◆ **Given instruction**: Begin with the first line of the material and copy each line word for word through the line that contains "150, 200, 250];"; the pictures are left out.

◆ **Information shown**:

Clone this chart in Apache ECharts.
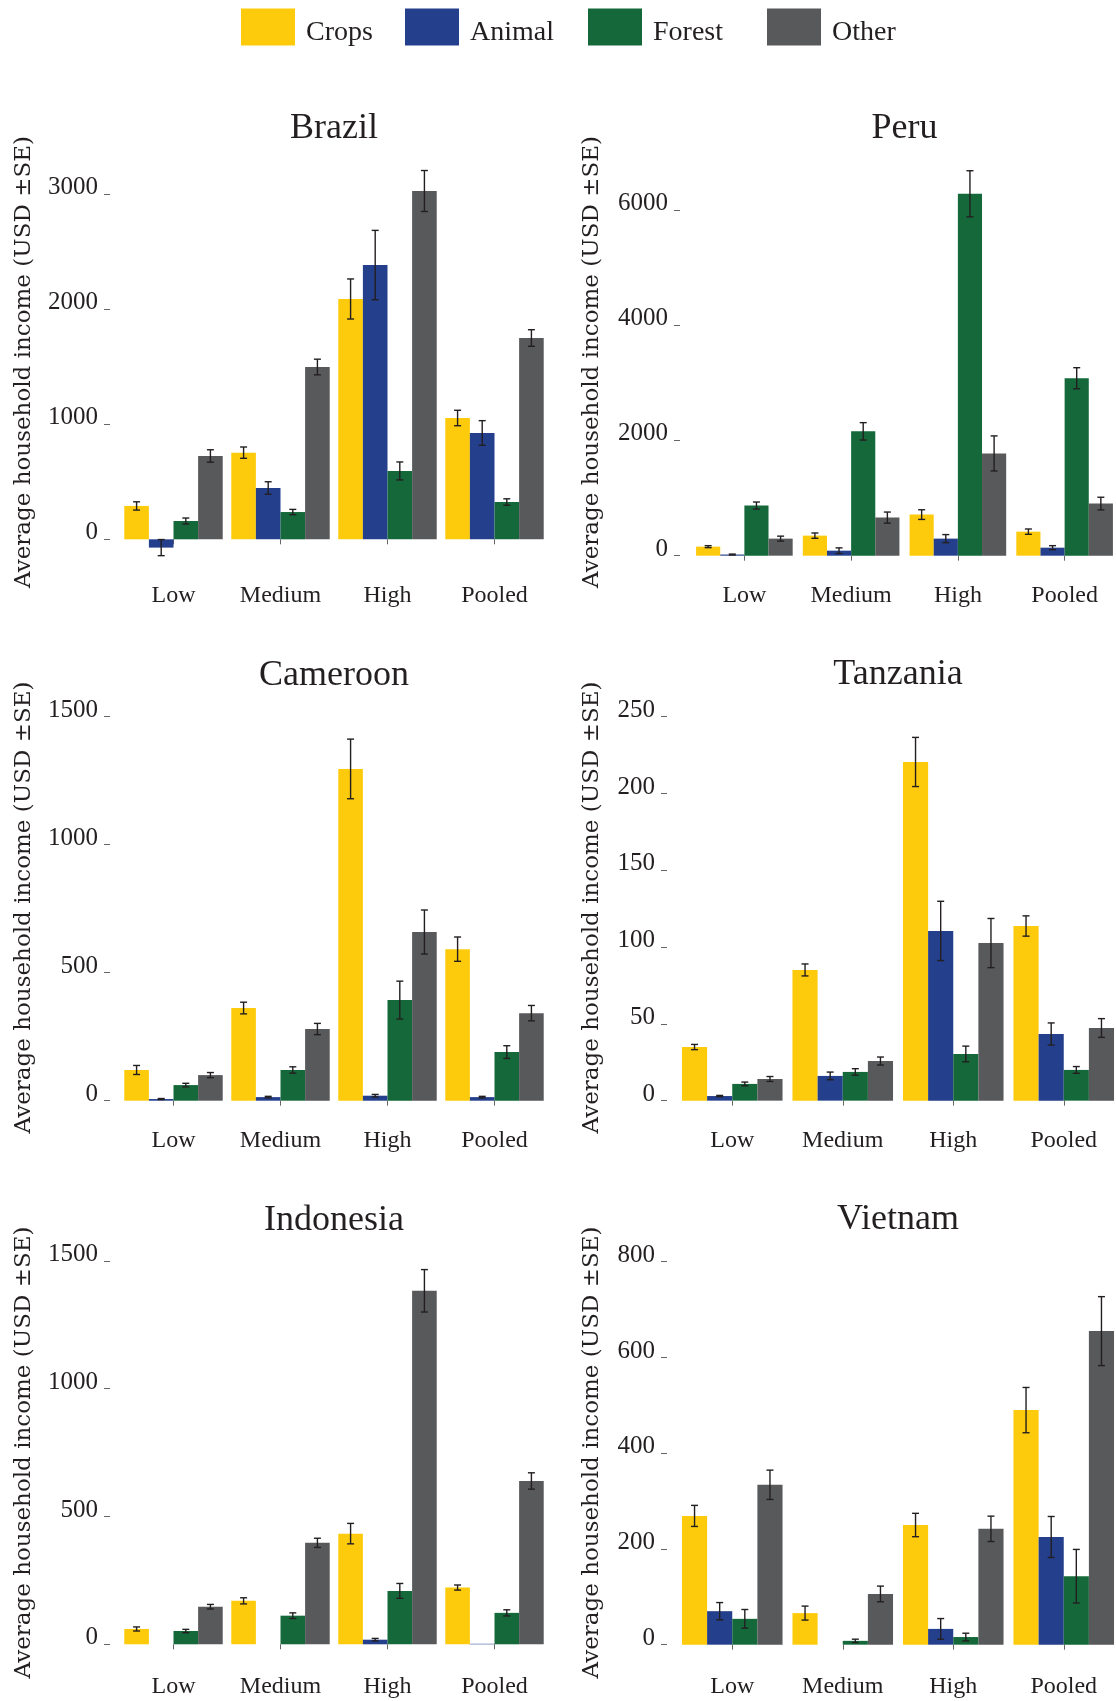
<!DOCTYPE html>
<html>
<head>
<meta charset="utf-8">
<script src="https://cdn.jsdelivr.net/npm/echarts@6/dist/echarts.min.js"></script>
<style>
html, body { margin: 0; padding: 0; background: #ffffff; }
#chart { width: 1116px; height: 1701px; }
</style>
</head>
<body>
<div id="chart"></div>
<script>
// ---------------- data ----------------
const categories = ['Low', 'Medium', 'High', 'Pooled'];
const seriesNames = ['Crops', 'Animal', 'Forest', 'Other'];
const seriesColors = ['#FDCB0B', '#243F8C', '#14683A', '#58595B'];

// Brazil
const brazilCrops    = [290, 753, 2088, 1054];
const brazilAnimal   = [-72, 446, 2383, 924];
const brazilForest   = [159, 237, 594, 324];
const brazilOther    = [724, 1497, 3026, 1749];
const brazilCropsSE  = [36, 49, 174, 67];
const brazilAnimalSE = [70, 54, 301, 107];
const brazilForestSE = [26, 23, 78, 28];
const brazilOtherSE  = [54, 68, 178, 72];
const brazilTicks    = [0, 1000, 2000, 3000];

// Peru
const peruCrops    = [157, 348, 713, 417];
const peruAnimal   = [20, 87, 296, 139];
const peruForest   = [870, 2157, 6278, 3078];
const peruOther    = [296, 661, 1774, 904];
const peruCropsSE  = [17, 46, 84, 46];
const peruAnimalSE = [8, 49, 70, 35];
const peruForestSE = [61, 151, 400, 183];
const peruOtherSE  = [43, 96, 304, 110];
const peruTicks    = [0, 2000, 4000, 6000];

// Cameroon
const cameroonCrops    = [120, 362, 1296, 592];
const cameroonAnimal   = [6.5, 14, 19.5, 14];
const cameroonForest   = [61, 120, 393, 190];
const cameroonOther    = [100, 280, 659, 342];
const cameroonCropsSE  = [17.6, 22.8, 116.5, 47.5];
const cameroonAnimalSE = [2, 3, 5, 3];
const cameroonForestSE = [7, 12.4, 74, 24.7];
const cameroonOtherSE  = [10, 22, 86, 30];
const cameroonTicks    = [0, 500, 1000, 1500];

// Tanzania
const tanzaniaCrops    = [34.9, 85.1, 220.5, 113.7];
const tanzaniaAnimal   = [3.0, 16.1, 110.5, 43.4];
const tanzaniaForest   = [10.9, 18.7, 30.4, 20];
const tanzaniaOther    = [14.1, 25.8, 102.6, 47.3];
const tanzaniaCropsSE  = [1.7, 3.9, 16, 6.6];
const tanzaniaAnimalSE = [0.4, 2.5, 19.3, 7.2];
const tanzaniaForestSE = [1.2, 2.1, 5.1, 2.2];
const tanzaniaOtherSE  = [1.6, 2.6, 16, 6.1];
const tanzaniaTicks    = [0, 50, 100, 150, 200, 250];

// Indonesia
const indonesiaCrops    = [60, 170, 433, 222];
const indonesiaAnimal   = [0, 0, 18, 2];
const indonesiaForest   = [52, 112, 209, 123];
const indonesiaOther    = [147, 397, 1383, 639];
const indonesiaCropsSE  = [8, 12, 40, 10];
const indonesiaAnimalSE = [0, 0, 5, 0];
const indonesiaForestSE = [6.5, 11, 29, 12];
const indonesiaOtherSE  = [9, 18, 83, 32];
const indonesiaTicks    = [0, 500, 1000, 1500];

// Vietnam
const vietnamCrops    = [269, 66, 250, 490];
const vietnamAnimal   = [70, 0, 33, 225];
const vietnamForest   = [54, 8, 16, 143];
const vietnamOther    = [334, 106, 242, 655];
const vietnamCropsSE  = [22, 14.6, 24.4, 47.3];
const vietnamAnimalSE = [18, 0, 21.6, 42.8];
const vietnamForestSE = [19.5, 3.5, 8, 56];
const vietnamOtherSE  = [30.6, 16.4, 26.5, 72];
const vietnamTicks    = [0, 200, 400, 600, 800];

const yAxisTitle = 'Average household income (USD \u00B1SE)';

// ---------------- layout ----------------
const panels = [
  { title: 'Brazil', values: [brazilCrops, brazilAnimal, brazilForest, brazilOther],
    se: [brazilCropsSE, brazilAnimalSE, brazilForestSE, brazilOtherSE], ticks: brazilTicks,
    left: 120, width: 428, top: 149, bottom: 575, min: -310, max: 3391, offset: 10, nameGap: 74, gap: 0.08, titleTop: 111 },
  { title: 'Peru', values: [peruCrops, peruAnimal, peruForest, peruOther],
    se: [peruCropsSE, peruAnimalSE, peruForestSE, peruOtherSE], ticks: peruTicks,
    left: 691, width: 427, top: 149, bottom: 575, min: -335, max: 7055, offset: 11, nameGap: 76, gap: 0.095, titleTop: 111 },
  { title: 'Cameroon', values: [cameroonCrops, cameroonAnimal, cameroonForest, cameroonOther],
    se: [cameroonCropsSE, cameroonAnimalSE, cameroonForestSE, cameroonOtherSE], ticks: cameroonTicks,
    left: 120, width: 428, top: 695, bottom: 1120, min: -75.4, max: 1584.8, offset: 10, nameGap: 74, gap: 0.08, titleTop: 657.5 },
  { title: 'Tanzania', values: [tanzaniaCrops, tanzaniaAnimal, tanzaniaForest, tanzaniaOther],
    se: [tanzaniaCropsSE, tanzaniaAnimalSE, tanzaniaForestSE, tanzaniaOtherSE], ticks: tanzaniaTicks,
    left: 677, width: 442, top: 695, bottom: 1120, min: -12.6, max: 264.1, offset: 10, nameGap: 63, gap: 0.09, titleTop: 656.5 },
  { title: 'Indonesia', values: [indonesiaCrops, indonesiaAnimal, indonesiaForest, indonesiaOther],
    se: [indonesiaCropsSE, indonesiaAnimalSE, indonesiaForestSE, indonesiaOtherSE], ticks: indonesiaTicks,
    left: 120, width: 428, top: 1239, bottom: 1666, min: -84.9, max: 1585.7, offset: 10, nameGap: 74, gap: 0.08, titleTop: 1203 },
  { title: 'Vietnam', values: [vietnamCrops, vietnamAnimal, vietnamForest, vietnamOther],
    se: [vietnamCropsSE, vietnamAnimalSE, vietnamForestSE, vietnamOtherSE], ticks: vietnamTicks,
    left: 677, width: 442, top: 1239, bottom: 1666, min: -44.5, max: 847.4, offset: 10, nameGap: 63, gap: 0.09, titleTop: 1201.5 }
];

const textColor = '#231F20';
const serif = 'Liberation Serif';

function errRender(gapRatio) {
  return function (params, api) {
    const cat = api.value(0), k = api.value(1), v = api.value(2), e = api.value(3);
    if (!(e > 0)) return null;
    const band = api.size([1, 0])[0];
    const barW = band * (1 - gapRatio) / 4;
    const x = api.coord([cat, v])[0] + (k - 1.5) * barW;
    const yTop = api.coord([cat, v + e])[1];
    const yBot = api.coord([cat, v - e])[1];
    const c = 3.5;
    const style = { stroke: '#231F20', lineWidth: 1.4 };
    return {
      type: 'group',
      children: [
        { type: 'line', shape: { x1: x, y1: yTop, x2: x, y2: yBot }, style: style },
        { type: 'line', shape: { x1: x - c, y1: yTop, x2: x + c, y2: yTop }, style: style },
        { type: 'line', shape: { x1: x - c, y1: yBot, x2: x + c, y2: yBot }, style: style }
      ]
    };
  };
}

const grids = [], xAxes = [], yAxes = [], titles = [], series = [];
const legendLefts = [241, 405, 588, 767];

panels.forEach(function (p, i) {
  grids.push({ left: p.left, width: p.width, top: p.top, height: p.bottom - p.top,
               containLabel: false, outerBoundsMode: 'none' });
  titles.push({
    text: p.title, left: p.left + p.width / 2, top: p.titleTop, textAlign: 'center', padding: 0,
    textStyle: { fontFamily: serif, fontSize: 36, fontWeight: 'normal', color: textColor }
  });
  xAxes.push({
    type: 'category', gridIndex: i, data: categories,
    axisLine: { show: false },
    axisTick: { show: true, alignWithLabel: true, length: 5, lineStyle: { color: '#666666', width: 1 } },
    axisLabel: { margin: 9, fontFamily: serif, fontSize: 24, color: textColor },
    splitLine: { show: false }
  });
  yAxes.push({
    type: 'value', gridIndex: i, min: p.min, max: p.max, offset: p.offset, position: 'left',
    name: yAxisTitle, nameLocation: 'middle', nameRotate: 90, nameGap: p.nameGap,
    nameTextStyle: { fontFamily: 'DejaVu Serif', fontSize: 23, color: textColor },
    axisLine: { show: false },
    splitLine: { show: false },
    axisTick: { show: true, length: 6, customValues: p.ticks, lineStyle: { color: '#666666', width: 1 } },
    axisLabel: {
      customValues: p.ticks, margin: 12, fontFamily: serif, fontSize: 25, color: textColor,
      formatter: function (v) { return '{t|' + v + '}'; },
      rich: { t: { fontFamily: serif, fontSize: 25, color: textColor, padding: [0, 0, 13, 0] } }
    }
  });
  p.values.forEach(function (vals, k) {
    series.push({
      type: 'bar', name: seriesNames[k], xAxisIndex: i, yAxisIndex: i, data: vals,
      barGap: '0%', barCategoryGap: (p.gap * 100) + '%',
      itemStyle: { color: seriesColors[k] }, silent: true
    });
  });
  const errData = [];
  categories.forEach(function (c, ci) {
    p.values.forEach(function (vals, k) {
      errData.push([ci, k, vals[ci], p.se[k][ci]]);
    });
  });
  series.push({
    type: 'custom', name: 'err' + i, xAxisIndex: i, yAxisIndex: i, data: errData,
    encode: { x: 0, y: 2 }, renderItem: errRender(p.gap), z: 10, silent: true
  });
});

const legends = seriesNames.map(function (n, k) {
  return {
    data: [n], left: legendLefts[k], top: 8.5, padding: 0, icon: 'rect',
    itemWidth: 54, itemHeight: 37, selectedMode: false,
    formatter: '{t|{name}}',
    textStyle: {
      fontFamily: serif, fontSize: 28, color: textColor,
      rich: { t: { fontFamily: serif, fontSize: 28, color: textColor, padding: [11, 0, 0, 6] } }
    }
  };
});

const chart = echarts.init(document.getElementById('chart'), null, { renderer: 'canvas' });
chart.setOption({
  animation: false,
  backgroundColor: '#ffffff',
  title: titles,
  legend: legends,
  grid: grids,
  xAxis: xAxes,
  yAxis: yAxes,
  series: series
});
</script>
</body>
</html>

◆ **Exercise response**:
Clone this chart in Apache ECharts.
<!DOCTYPE html>
<html>
<head>
<meta charset="utf-8">
<script src="https://cdn.jsdelivr.net/npm/echarts@6/dist/echarts.min.js"></script>
<style>
html, body { margin: 0; padding: 0; background: #ffffff; }
#chart { width: 1116px; height: 1701px; }
</style>
</head>
<body>
<div id="chart"></div>
<script>
// ---------------- data ----------------
const categories = ['Low', 'Medium', 'High', 'Pooled'];
const seriesNames = ['Crops', 'Animal', 'Forest', 'Other'];
const seriesColors = ['#FDCB0B', '#243F8C', '#14683A', '#58595B'];

// Brazil
const brazilCrops    = [290, 753, 2088, 1054];
const brazilAnimal   = [-72, 446, 2383, 924];
const brazilForest   = [159, 237, 594, 324];
const brazilOther    = [724, 1497, 3026, 1749];
const brazilCropsSE  = [36, 49, 174, 67];
const brazilAnimalSE = [70, 54, 301, 107];
const brazilForestSE = [26, 23, 78, 28];
const brazilOtherSE  = [54, 68, 178, 72];
const brazilTicks    = [0, 1000, 2000, 3000];

// Peru
const peruCrops    = [157, 348, 713, 417];
const peruAnimal   = [20, 87, 296, 139];
const peruForest   = [870, 2157, 6278, 3078];
const peruOther    = [296, 661, 1774, 904];
const peruCropsSE  = [17, 46, 84, 46];
const peruAnimalSE = [8, 49, 70, 35];
const peruForestSE = [61, 151, 400, 183];
const peruOtherSE  = [43, 96, 304, 110];
const peruTicks    = [0, 2000, 4000, 6000];

// Cameroon
const cameroonCrops    = [120, 362, 1296, 592];
const cameroonAnimal   = [6.5, 14, 19.5, 14];
const cameroonForest   = [61, 120, 393, 190];
const cameroonOther    = [100, 280, 659, 342];
const cameroonCropsSE  = [17.6, 22.8, 116.5, 47.5];
const cameroonAnimalSE = [2, 3, 5, 3];
const cameroonForestSE = [7, 12.4, 74, 24.7];
const cameroonOtherSE  = [10, 22, 86, 30];
const cameroonTicks    = [0, 500, 1000, 1500];

// Tanzania
const tanzaniaCrops    = [34.9, 85.1, 220.5, 113.7];
const tanzaniaAnimal   = [3.0, 16.1, 110.5, 43.4];
const tanzaniaForest   = [10.9, 18.7, 30.4, 20];
const tanzaniaOther    = [14.1, 25.8, 102.6, 47.3];
const tanzaniaCropsSE  = [1.7, 3.9, 16, 6.6];
const tanzaniaAnimalSE = [0.4, 2.5, 19.3, 7.2];
const tanzaniaForestSE = [1.2, 2.1, 5.1, 2.2];
const tanzaniaOtherSE  = [1.6, 2.6, 16, 6.1];
const tanzaniaTicks    = [0, 50, 100, 150, 200, 250];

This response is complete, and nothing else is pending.